I gritted my teeth. I didn’t even look up from the toilet as I said, “Sure. Right. I’m not.” And went back to vomiting.
He waited for me to finish, and next said was “Well, it’s not mine.”
And you know, I really considered it. Suggesting that my daughter wasn’t his. Even though I knew that there wasn’t even the slightest possibility that it was someone else’s child. I was so low for months up to that point. I didn’t even think that another man would even look at me. Not to mention that between the responsibilities of the house, my son and work, I didn’t have any free time. Not to mention that he was over my shoulder constantly. Monitoring exactly where I was. Checking to see that I’d arrived at my mother’s when I said I was going there. Calling me every lunch hour at work hoping to catch me doing something I wasn’t supposed to do.

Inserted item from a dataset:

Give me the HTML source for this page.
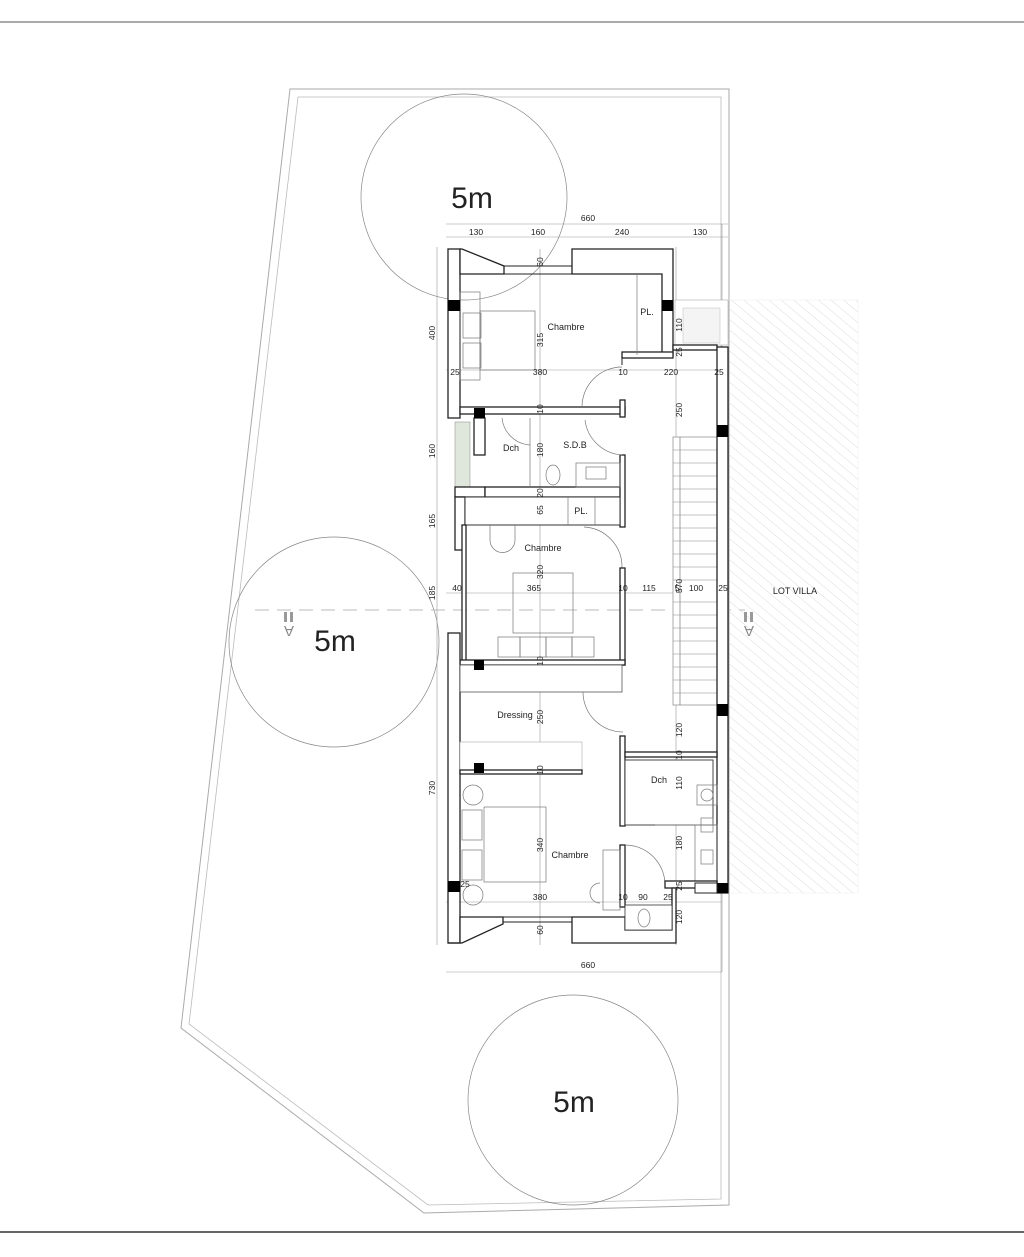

But he just went back into the living room, leaving our son, pungent diaper and all, with me, hanging over the toilet.
And my resolve was strengthened.
That was the lowest day of my marriage. But that was the day that I started figuring out how to get out. Even while pregnant.
I really did consider telling him that the baby was not his. Because that would have caused a permanent rift, I’m sure. He might have even reconsidered our son’s paternity. And I may even have ended up with full custody.
But I couldn’t do that. Because she was his. For better or worse. She was.
And so, while I was planning to leave, and after I left, I attempted to foster the relationship between my ex-husband, our son, and after she was born, our daughter. And he seemed to accept her as his own. Encouraged my son to enjoy his little sister.
And then, at the three-month mark, even though everything seemed to be going reasonably well with the separation, (although there were some hiccups) I thought maybe we could co-parent peacefully together. Then I got the call from the attorney. Paternity testing. He wanted it. Now. Just for her.
I was seething. After everything I’d done. Just when everything seemed to be going alright. Just as it seemed he was able to change and be a father to his children. It was all a lie. Him pretending to be what he was not to “win” me back. And he’d realized that it wasn’t working. That I never intended to ever go back.
Luckily, there wasn’t a piano plane in the area, because I surely would have piloted it over his house.
I asked my lawyer the question—what if I refuse? What if I just admit that she’s not his (even though I know that she is)? Can I have her? How likely is it that I will be able to keep her? Full time?
We’d had a number of conversations about me and the kids. My lawyer, he knew that I was determined that the children have a father. And my lawyer, a wise man, said – is that really what you want to do? Because if you do it, you can’t take it back.
And I knew he was right. I knew that despite the fact that her father was the most selfish, pig-headed asshat I’d ever met, that he was her father. And she had the right to know him.
But not just that, also that her brother needed her. That they needed each other. Because between the two of us, I was sure we were going to end up making a pigheaded mess of it. That as much as I tried to be a stable influence, there were times when I would not be. Could not be.
And so I went for the test. And she was proven beyond a doubt to be his child.
And he still doesn’t accept it. He still treats her differently. I think he blames her for our divorce. And he’s quite blatant about it. Showering our son with gifts. Taking him out and leaving her with her grandmother.
But she has a father. And if she can’t have me all the time, if my children can’t me all the time, at least they have each other. And I tried. I didn’t selfishly take that away.
And I have to hope that it was the right choice.